*Aim of the exercise*
Retype the entries, please, from their first line to the line containing "from matplotlib import pyplot as plt", exactly and only those lines, minus the pictures.

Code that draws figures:

** start **

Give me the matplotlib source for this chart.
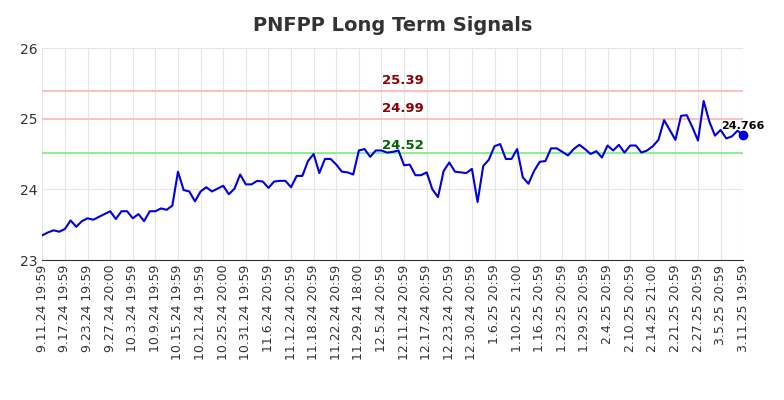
import numpy as np
from matplotlib import pyplot as plt

VALUES = [
    23.35, 23.39, 23.42, 23.40, 23.44, 23.56, 23.47, 23.55, 23.59, 23.57,
    23.61, 23.65, 23.69, 23.58, 23.69, 23.69, 23.59, 23.65, 23.55, 23.69,
    23.69, 23.73, 23.71, 23.77, 24.25, 23.99, 23.97, 23.83, 23.97, 24.03,
    23.97, 24.01, 24.05, 23.93, 24.01, 24.21, 24.07, 24.07, 24.12, 24.11,
    24.02, 24.11, 24.12, 24.12, 24.03, 24.19, 24.19, 24.40, 24.50, 24.23,
    24.43, 24.43, 24.35, 24.25, 24.24, 24.21, 24.55, 24.57, 24.46, 24.55,
    24.55, 24.52, 24.53, 24.55, 24.34, 24.35, 24.20, 24.20, 24.24, 24.00,
    23.89, 24.26, 24.38, 24.25, 24.24, 24.23, 24.29, 23.82, 24.33, 24.42,
    24.61, 24.64, 24.43, 24.43, 24.57, 24.17, 24.08, 24.26, 24.39, 24.40,
    24.58, 24.58, 24.53, 24.48, 24.57, 24.63, 24.57, 24.50, 24.54, 24.45,
    24.62, 24.55, 24.63, 24.52, 24.62, 24.62, 24.52, 24.55, 24.61, 24.70,
    24.98, 24.84, 24.70, 25.04, 25.05, 24.88, 24.69, 25.25, 24.96, 24.76,
    24.84, 24.72, 24.75, 24.83, 24.766,
]
TICK_LABELS = [
    "9.11.24 19:59", "9.17.24 19:59", "9.23.24 19:59", "9.27.24 20:00",
    "10.3.24 19:59", "10.9.24 19:59", "10.15.24 19:59", "10.21.24 19:59",
    "10.25.24 20:00", "10.31.24 19:59", "11.6.24 20:59", "11.12.24 20:59",
    "11.18.24 20:59", "11.22.24 20:59", "11.29.24 18:00", "12.5.24 20:59",
    "12.11.24 20:59", "12.17.24 20:59", "12.23.24 20:59", "12.30.24 20:59",
    "1.6.25 20:59", "1.10.25 21:00", "1.16.25 20:59", "1.23.25 20:59",
    "1.29.25 20:59", "2.4.25 20:59", "2.10.25 20:59", "2.14.25 21:00",
    "2.21.25 20:59", "2.27.25 20:59", "3.5.25 20:59", "3.11.25 19:59",
]
RED_LINES = [25.39, 24.99]
GREEN_LINE = 24.52

fig, ax = plt.subplots(figsize=(7.84, 4.0), dpi=100)
fig.subplots_adjust(left=0.054, right=0.948, top=0.88, bottom=0.35)

x = np.arange(len(VALUES))
for v in RED_LINES:
    ax.axhline(v, color="#ffc0c0", lw=1.5)
ax.axhline(GREEN_LINE, color="#90ee90", lw=1.5)
ax.plot(x, VALUES, color="#0000dd", lw=1.5)
ax.plot(x[-1], VALUES[-1], "o", color="#0000dd", ms=6, clip_on=False)

mid = (len(VALUES) - 1) * 0.515
for v in RED_LINES:
    ax.text(mid, v + 0.06, f"{v:.2f}", color="#8b0000", fontsize=9.5,
            fontweight="bold", ha="center", va="bottom")
ax.text(mid, GREEN_LINE + 0.01, f"{GREEN_LINE:.2f}", color="#006400",
        fontsize=9.5, fontweight="bold", ha="center", va="bottom")
ax.text(x[-1], VALUES[-1] + 0.06, f"{VALUES[-1]}", fontsize=8,
        fontweight="bold", ha="center", va="bottom")

ticks = np.round(np.linspace(0, len(VALUES) - 1, len(TICK_LABELS))).astype(int)
ax.set_xticks(ticks)
ax.set_xticklabels(TICK_LABELS, rotation=90, fontsize=9, color="#333333")
ax.set_xlim(0, len(VALUES) - 1)
ax.set_ylim(23, 26)
ax.set_yticks([23, 24, 25, 26])
ax.tick_params(axis="y", labelsize=10, colors="#333333", length=0)
ax.tick_params(axis="x", length=0)
ax.grid(True, color="#e6e6e6", lw=0.8)
for s in ["top", "right", "left"]:
    ax.spines[s].set_visible(False)
ax.spines["bottom"].set_color("#333333")
ax.set_title("PNFPP Long Term Signals", fontsize=14, fontweight="bold",
             color="#333333", pad=12)

fig.savefig("out.png")
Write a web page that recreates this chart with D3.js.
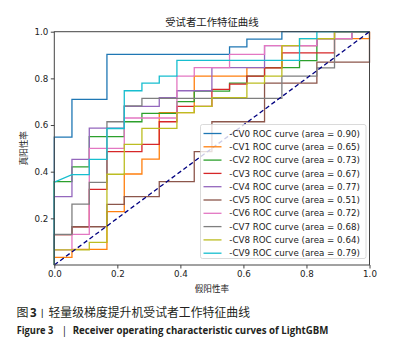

** end **

*Written solution*
Give me the matplotlib source for this chart.
import numpy as np
from matplotlib import pyplot as plt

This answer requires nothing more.